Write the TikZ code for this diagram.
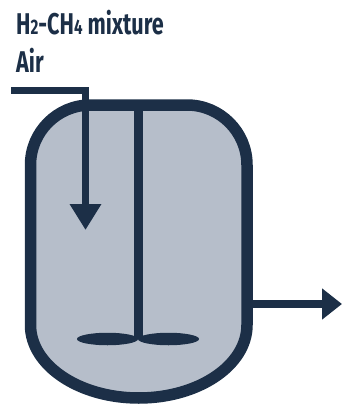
\documentclass[tikz,border=0pt]{standalone}
\usepackage{fontspec}
\setmainfont[FakeStretch=0.72]{Fira Sans}
\usetikzlibrary{arrows.meta,positioning,shapes.geometric}
\definecolor{vesselNavy}{RGB}{28, 47, 71}
\definecolor{vesselGrey}{RGB}{182, 190, 202}

\begin{document}
\begin{tikzpicture}[
  x=1pt, y=-1pt,
  vessel/.style={draw=vesselNavy, fill=vesselGrey, line width=11.5pt},
  pipe/.style={draw=vesselNavy, line width=7.5pt},
  arrow/.style={pipe, -{Triangle[length=26pt, width=30pt]}},
  outarrow/.style={pipe, line width=8pt, -{Triangle[length=20pt, width=30pt]}},
  gaslabel/.style={anchor=base west, inner sep=0pt, text=vesselNavy, font=\fontsize{30}{30}\selectfont\bfseries},
  paddle/.style={ellipse, fill=vesselNavy, inner sep=0pt, minimum width=61pt, minimum height=12.5pt}
]
\useasboundingbox (0,0) rectangle (342,404);
\draw[vessel] (30.5,165) arc[start angle=180, end angle=270, radius=60]
  -- (187,105) arc[start angle=270, end angle=360, radius=60]
  -- (247,325) arc[x radius=108.25, y radius=73, start angle=0, end angle=180] -- cycle;
\node[gaslabel] (gas) at (16,35) {H{\fontsize{21}{21}\selectfont 2}-CH{\fontsize{21}{21}\selectfont 4} mixture};
\node[gaslabel] (air) at (16,73) {Air};
\coordinate (feedin) at (11,90.5);
\coordinate (feedbend) at (85.5,90.5);
\coordinate (feedout) at (85.5,230);
\coordinate (shafttop) at (138.3,104);
\coordinate (shaftend) at (138.3,339);
\coordinate (outstart) at (250,304);
\coordinate (outend) at (342,304);
\node[paddle] (paddleleft) at (107.5,339) {};
\node[paddle] (paddleright) at (168.5,339) {};
\draw[pipe, line width=8.5pt] (shafttop) -- (shaftend);
\draw[arrow] (feedin) -- (feedbend) -- (feedout);
\draw[outarrow] (outstart) -- (outend);
\end{tikzpicture}
\end{document}
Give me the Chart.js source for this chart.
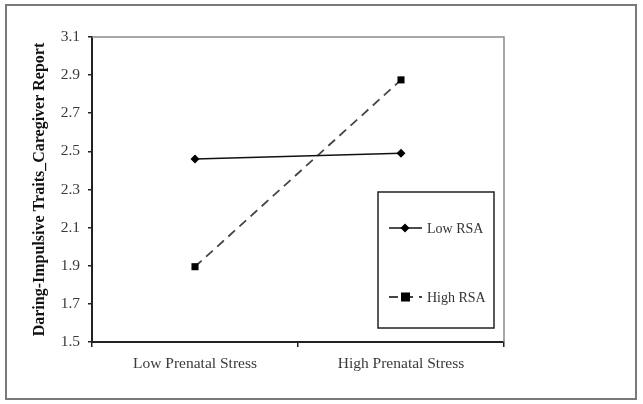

++++++++++++++++++++

* _Objective_
Restate each line of the records exactly; pictures do not belong in the copy.

* _Worked solution_
Write the TikZ code for this diagram.
\documentclass[tikz,border=0pt]{standalone}
\usepackage{fontspec}
\setmainfont[FakeStretch=0.72]{Fira Sans}
\usetikzlibrary{arrows.meta,positioning,shapes.geometric}
\definecolor{vesselNavy}{RGB}{28, 47, 71}
\definecolor{vesselGrey}{RGB}{182, 190, 202}

\begin{document}
\begin{tikzpicture}[
  x=1pt, y=-1pt,
  vessel/.style={draw=vesselNavy, fill=vesselGrey, line width=11.5pt},
  pipe/.style={draw=vesselNavy, line width=7.5pt},
  arrow/.style={pipe, -{Triangle[length=26pt, width=30pt]}},
  outarrow/.style={pipe, line width=8pt, -{Triangle[length=20pt, width=30pt]}},
  gaslabel/.style={anchor=base west, inner sep=0pt, text=vesselNavy, font=\fontsize{30}{30}\selectfont\bfseries},
  paddle/.style={ellipse, fill=vesselNavy, inner sep=0pt, minimum width=61pt, minimum height=12.5pt}
]
\useasboundingbox (0,0) rectangle (342,404);
\draw[vessel] (30.5,165) arc[start angle=180, end angle=270, radius=60]
  -- (187,105) arc[start angle=270, end angle=360, radius=60]
  -- (247,325) arc[x radius=108.25, y radius=73, start angle=0, end angle=180] -- cycle;
\node[gaslabel] (gas) at (16,35) {H{\fontsize{21}{21}\selectfont 2}-CH{\fontsize{21}{21}\selectfont 4} mixture};
\node[gaslabel] (air) at (16,73) {Air};
\coordinate (feedin) at (11,90.5);
\coordinate (feedbend) at (85.5,90.5);
\coordinate (feedout) at (85.5,230);
\coordinate (shafttop) at (138.3,104);
\coordinate (shaftend) at (138.3,339);
\coordinate (outstart) at (250,304);
\coordinate (outend) at (342,304);
\node[paddle] (paddleleft) at (107.5,339) {};
\node[paddle] (paddleright) at (168.5,339) {};
\draw[pipe, line width=8.5pt] (shafttop) -- (shaftend);
\draw[arrow] (feedin) -- (feedbend) -- (feedout);
\draw[outarrow] (outstart) -- (outend);
\end{tikzpicture}
\end{document}
Give me the Chart.js source for this chart.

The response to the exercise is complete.